Myer had made key mistakes, she said.
"Myer has tried to manage the fallout, but haven't really done it well. One thing I always tell companies is never to do the half-assed apology. The half-assed apology, which starts with "if we have offended anyone," never goes down well. Of course you have upset people or you wouldn't be apologising," Ms Papworth said.
"If you are going to apologise then you grovel, you must be incredibly sorry and say you are doing everything you can to make it right - being half-assed is not an option."
Ms Papworth said Mr Brookes would be learning the hard way about the power of social media, but lamented the fact that other CEOs were sticking their heads in the sand when it came to properly understanding social media.
A LESSON FOR CEOS
She said many CEOs were trained in media relations, but stayed away from social networks themselves and therefore had no idea how controversy could take hold.
"Every time a CEO thinks they are talking to a room of people, such as investors, shareholders, business journalists and their peers, what they haven't realised is that the consumer is now in the room as well," Ms Papworth said.
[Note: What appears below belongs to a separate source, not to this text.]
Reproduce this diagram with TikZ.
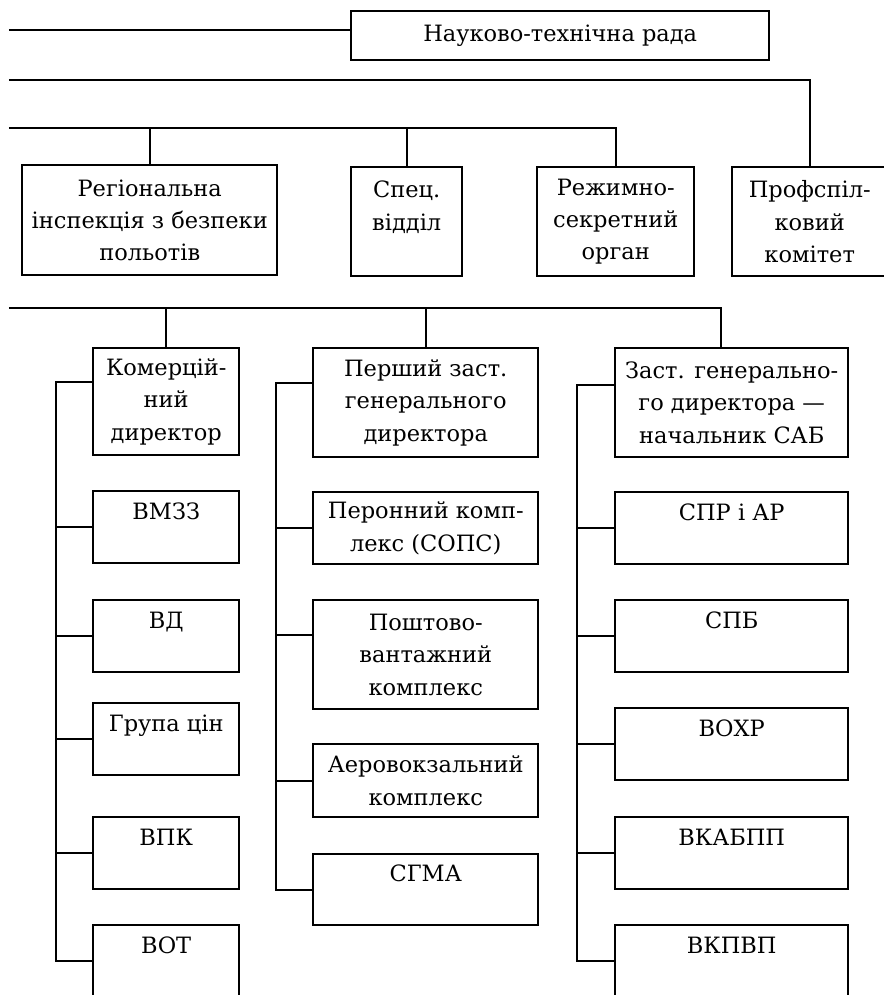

"Whether it is Bernie Brookes today or the Qantas CEO a while ago telling a business meeting that he doesn't care about the leisure or family market, they are ignorant of the impact their statements will have once they are on social media. Unless CEOs get on Twitter and use it, they will never understand how it works and how powerful it has become."
Myer shares closed down 2.3 per cent on Thursday in a generally lower retail sector and amid concerns that the online controversy could build into a real-world boycott of stores.